3. Workflow Automation and Accountability

Compliance is cross-functional. IT, security, HR, procurement, and legal all play roles. Without structured workflows, ownership becomes unclear and tasks fall through the cracks.

What you need:

  1. Control-level task assignments and due dates
  2. Role-based access control for sensitive information
  3. Alerting and escalation paths for overdue or failing tasks


4. Real-Time Monitoring and Continuous Assurance

Annual audits and point-in-time snapshots no longer meet the bar. Today’s frameworks—and cyber risks—require continuous visibility into compliance health.

What you need:

  1. Dashboards with live compliance status by framework, team, or system
  2. Notifications for expired evidence, failing controls, or missed reviews
  3. Control testing mechanisms for critical security controls (e.g., MFA, logging, encryption)


5. Reporting and Audit Readiness

A modern compliance stack should make reporting easy—whether you're preparing for a third-party audit, an internal board meeting, or a procurement opportunity.

What you need:

  1. Pre-built reporting templates mapped to regulatory frameworks
  2. Export options for audits or formal security reviews
  3. Role-based dashboards for different stakeholder needs (technical, executive, auditor)

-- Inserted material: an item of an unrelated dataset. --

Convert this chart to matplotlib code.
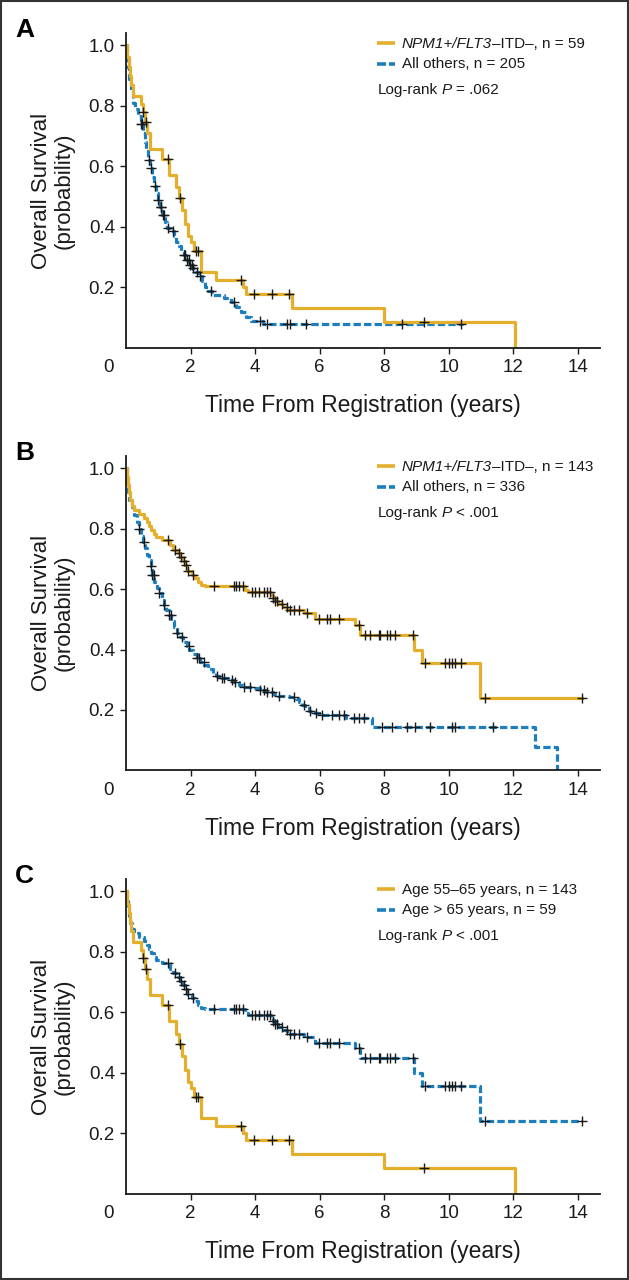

How It Comes Together in Practice

Here’s a simple before-and-after comparison to illustrate what the shift to a modern compliance stack looks like:

Traditional Approach Modern Compliance Stack
Manual framework tracking Cross-mapped, version-controlled frameworks
Evidence in shared folders Centralized, auto-updating documentation tied to controls
Ad hoc audit prep meetings Continuous reporting with real-time dashboards
Annual control reviews Ongoing, automated monitoring and alerts
Siloed team effort Cross-departmental workflows with clear ownership

Avoiding the Pitfalls of Tool Sprawl

A common mistake organizations make when modernizing is trying to stitch together too many disconnected tools. This can create confusion, duplicate efforts, and data silos.

The ideal compliance stack consolidates functionality where possible—enabling teams to:

  1. See everything in one place
  2. Automate redundant tasks
  3. Reduce overhead and coordination delays
  4. Simplify onboarding for new stakeholders


Compliance as a Strategic Enabler

A well-structured compliance stack doesn’t just keep you out of trouble. It makes you more:

  1. Scalable – Able to meet new framework demands with minimal overhead
  2. Auditable – Always ready to show your work, not scramble to find it
  3. Competitive – Positioned to win contracts in regulated sectors
  4. Trusted – Demonstrating maturity to partners, boards, and clients

It’s not about checking boxes—it’s about building infrastructure for resilience, visibility, and growth.


Final Thought: Build It Before You Need It

Modern compliance isn’t just a legal obligation—it’s an operational advantage. And like any strong foundation, it needs to be built before the pressure mounts.

If you're still relying on spreadsheets and static policies, it’s time to rethink your approach. A modern compliance stack gives your team the clarity, control, and confidence to stay ahead—whatever framework or audit comes next.